Rivers was a GP, he had told Brabbins, called in to help in those rare incidents when there was a need for a medical opinion on a corpse. The morgue was tiny, little more than a cupboard, tiled a pale, sickly green that reflected the two men as they moved around the body, their images hovering like vapor at the corner of Brabbins’ eye. It smelled of harsh soap and embalming fluid and the loose, wavering scent of flesh that was rotting despite the chill. There was another odor emanating from the body, the one that Brabbins had first come across in Holmes’ study, bitter and cloying, yet oddly sweet.

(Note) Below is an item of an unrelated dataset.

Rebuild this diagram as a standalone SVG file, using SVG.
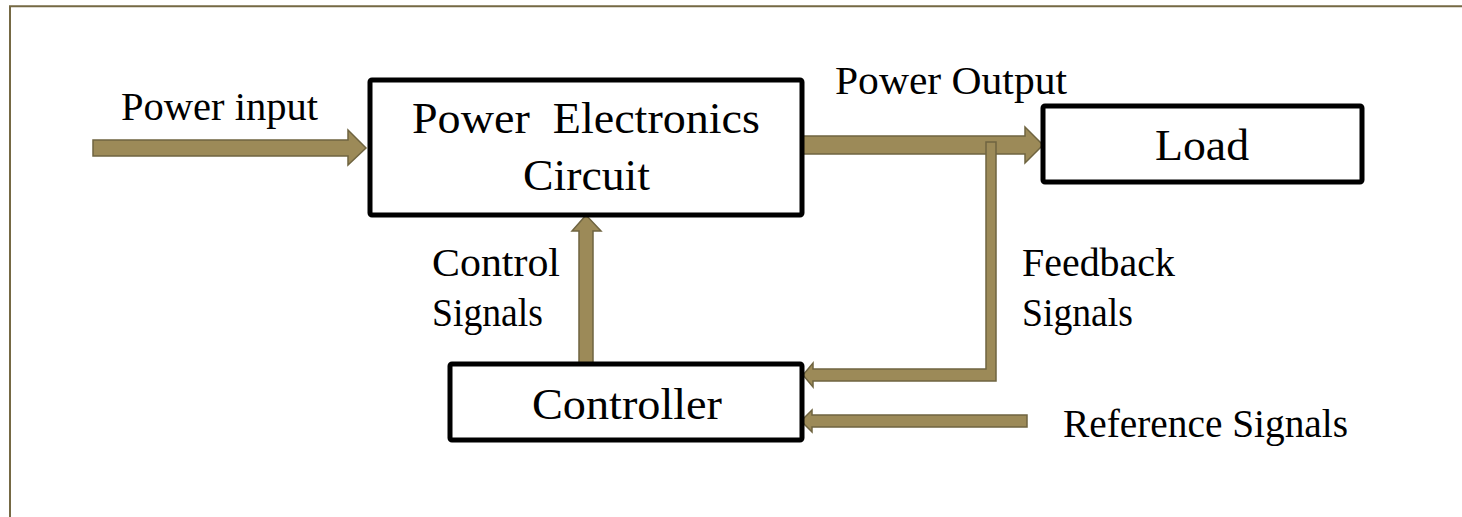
<svg xmlns="http://www.w3.org/2000/svg" width="1462" height="517" viewBox="0 0 1462 517">
<style>
.frame{stroke:#756944;stroke-width:2;fill:none}
.box{fill:#fff;stroke:#000;stroke-width:5}
.arr{fill:#9C8A58;stroke:#6F6440;stroke-width:1.5;stroke-linejoin:miter}
text{font-family:"Liberation Serif","DejaVu Serif",serif;fill:#000}
.lbl{font-size:39px}
.big{font-size:44px}
</style>
<rect width="1462" height="517" fill="#fff"/>
<path class="frame" d="M10,517 V6.3 H1462"/>
<g id="connectors">
<polygon id="power-input" class="arr" points="93,140 348,140 348,130 366,148 348,165 348,156 93,156"/>
<polygon id="power-output" class="arr" points="802,136 1025,136 1025,127 1043,145 1025,163 1025,154 802,154"/>
<polygon id="control-signals" class="arr" points="579,364 579,231 572,231 586,215 601,231 593,231 593,364"/>
<polygon id="feedback-signals" class="arr" points="986,142 996,142 996,381 813,381 813,387 803,375 813,363 813,369 986,369"/>
<polygon id="reference-signals" class="arr" points="1027,415 1027,427 812,427 812,432 801,421 812,410 812,415"/>
</g>
<g id="pe-circuit">
<rect class="box" x="370" y="80" width="432" height="135" rx="2"/>
<text class="big" x="412" y="133" textLength="348" lengthAdjust="spacingAndGlyphs" xml:space="preserve">Power  Electronics</text>
<text class="big" x="523" y="190" textLength="127" lengthAdjust="spacingAndGlyphs">Circuit</text>
</g>
<g id="load">
<rect class="box" x="1043" y="106" width="319" height="76" rx="2"/>
<text class="big" x="1155" y="160" textLength="94" lengthAdjust="spacingAndGlyphs">Load</text>
</g>
<g id="controller">
<rect class="box" x="450" y="364" width="352" height="76" rx="2"/>
<text class="big" x="532" y="419" textLength="190" lengthAdjust="spacingAndGlyphs">Controller</text>
</g>
<g id="labels">
<text class="lbl" x="121" y="120" textLength="197" lengthAdjust="spacingAndGlyphs">Power input</text>
<text class="lbl" x="835" y="94" textLength="232" lengthAdjust="spacingAndGlyphs">Power Output</text>
<text class="lbl" x="432" y="276" textLength="128" lengthAdjust="spacingAndGlyphs">Control</text>
<text class="lbl" x="432" y="326" textLength="111" lengthAdjust="spacingAndGlyphs">Signals</text>
<text class="lbl" x="1022" y="276" textLength="153" lengthAdjust="spacingAndGlyphs">Feedback</text>
<text class="lbl" x="1022" y="326" textLength="111" lengthAdjust="spacingAndGlyphs">Signals</text>
<text class="lbl" x="1063" y="437" textLength="285" lengthAdjust="spacingAndGlyphs">Reference Signals</text>
</g>
</svg>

Holmes must have been tall and imposing in life, thought Brabbins. Prostrate on the table, though, he was shrivelled and splayed, his belly a sliced and yawning cavity, his flesh sagging back from his bones like an ill-fitting suit. The swelling of his face and hands made him look clownish, a caricature of the aquiline man that he had been in life. The puffy flesh had deflated slightly, and in relaxing and dropping away, the skin had pulled back from both of the man’s eyes, leaving their bloodshot gaze focussed on a point somewhere beyond the ceiling of the mortuary in rapt, cold attention.
“I haven’t identified the poison yet,” said Rivers. “I may not be able to. If you want a theory, it was smeared on something, or it was in something, and then his assailant attacked him, stabbing at him. At his face and hands, mainly, although there are some punctures on his neck and some on his lower arms.” Rivers held up his hands, nodding at his cuffs as they pulled back from his wrists, and said, “Defensive wounds, I’d imagine. The weapon was thin and sharp, probably a needle. It may even have been a hypodermic, given the depth of some of the punctures in the flesh.”
“Thank you,” said Brabbins. He leaned in close to the corpse, looking at its stretched, sloughing skin. There were even wounds in the swept back, thinning hair, he saw, areas of scalp where the poison had caused the man’s head to bulge and swell. His tongue had collapsed back into his mouth, lay curled and dry in the shadowed depths. Brabbins thought of the room full of pleading letters, of the person that this man must have been, and felt a wave of sadness wash over him. This had been a human being, a good one by all accounts, and someone had hated him enough to murder him, to slaughter him. Brabbins sniffed deeply, trying to lock the smell of the dead man and the sight of his bruised, distorted face deep in his mind; then he rose to go.